■ **What the exercise asks**
Print the listing in its entirety and exactly, leaving out images.

■ **Source material**
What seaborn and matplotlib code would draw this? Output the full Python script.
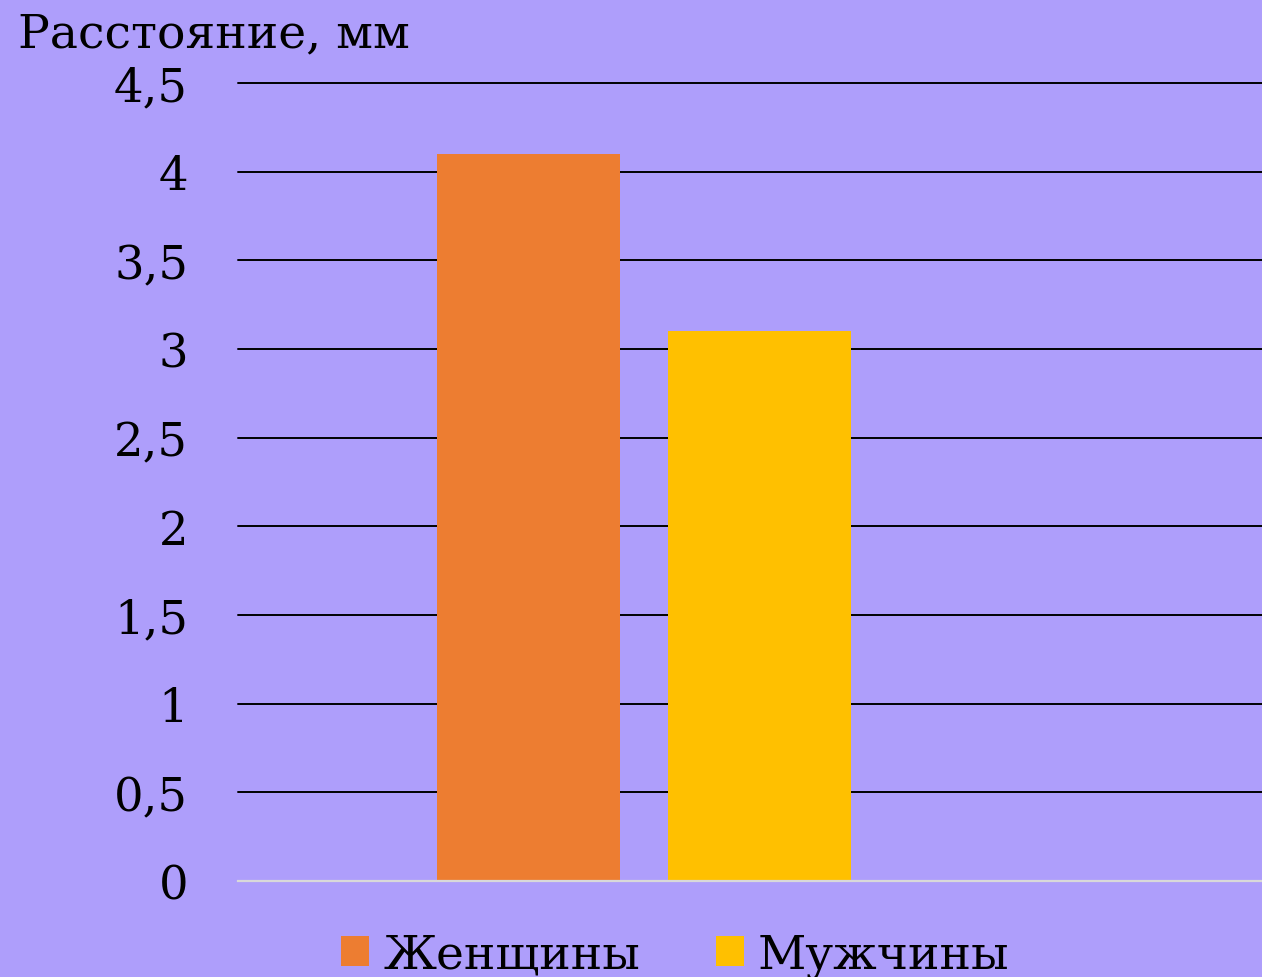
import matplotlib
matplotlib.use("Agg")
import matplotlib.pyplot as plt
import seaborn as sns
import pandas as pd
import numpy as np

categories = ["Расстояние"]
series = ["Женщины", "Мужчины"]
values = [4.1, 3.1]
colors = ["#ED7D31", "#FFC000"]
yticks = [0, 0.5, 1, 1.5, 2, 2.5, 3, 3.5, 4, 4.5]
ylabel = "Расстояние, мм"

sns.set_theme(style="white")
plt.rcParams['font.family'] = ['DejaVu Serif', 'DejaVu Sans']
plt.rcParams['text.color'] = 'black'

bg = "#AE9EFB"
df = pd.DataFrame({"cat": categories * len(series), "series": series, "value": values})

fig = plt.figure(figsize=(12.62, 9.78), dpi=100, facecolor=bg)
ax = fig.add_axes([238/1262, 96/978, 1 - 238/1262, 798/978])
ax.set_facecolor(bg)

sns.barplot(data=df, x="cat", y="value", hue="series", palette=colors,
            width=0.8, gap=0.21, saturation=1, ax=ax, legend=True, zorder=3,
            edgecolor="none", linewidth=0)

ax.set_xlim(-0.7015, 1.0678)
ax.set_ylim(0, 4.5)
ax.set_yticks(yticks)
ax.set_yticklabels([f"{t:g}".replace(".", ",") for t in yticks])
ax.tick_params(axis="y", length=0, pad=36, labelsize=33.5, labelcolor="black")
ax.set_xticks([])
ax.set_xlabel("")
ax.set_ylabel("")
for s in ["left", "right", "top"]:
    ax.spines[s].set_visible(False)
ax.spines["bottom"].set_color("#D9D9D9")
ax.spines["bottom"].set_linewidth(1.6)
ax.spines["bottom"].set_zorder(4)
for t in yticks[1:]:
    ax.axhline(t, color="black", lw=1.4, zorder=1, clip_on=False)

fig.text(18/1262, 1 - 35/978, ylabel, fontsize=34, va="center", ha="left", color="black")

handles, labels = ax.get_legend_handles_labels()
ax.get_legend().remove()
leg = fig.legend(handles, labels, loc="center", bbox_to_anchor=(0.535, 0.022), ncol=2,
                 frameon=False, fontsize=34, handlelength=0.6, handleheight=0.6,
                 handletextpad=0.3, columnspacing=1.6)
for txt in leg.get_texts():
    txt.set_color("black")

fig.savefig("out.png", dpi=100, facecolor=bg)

■ **Complete answer**
What seaborn and matplotlib code would draw this? Output the full Python script.
import matplotlib
matplotlib.use("Agg")
import matplotlib.pyplot as plt
import seaborn as sns
import pandas as pd
import numpy as np

categories = ["Расстояние"]
series = ["Женщины", "Мужчины"]
values = [4.1, 3.1]
colors = ["#ED7D31", "#FFC000"]
yticks = [0, 0.5, 1, 1.5, 2, 2.5, 3, 3.5, 4, 4.5]
ylabel = "Расстояние, мм"

sns.set_theme(style="white")
plt.rcParams['font.family'] = ['DejaVu Serif', 'DejaVu Sans']
plt.rcParams['text.color'] = 'black'

bg = "#AE9EFB"
df = pd.DataFrame({"cat": categories * len(series), "series": series, "value": values})

fig = plt.figure(figsize=(12.62, 9.78), dpi=100, facecolor=bg)
ax = fig.add_axes([238/1262, 96/978, 1 - 238/1262, 798/978])
ax.set_facecolor(bg)

sns.barplot(data=df, x="cat", y="value", hue="series", palette=colors,
            width=0.8, gap=0.21, saturation=1, ax=ax, legend=True, zorder=3,
            edgecolor="none", linewidth=0)

ax.set_xlim(-0.7015, 1.0678)
ax.set_ylim(0, 4.5)
ax.set_yticks(yticks)
ax.set_yticklabels([f"{t:g}".replace(".", ",") for t in yticks])
ax.tick_params(axis="y", length=0, pad=36, labelsize=33.5, labelcolor="black")
ax.set_xticks([])
ax.set_xlabel("")
ax.set_ylabel("")
for s in ["left", "right", "top"]:
    ax.spines[s].set_visible(False)
ax.spines["bottom"].set_color("#D9D9D9")
ax.spines["bottom"].set_linewidth(1.6)
ax.spines["bottom"].set_zorder(4)
for t in yticks[1:]:
    ax.axhline(t, color="black", lw=1.4, zorder=1, clip_on=False)

fig.text(18/1262, 1 - 35/978, ylabel, fontsize=34, va="center", ha="left", color="black")

handles, labels = ax.get_legend_handles_labels()
ax.get_legend().remove()
leg = fig.legend(handles, labels, loc="center", bbox_to_anchor=(0.535, 0.022), ncol=2,
                 frameon=False, fontsize=34, handlelength=0.6, handleheight=0.6,
                 handletextpad=0.3, columnspacing=1.6)
for txt in leg.get_texts():
    txt.set_color("black")

fig.savefig("out.png", dpi=100, facecolor=bg)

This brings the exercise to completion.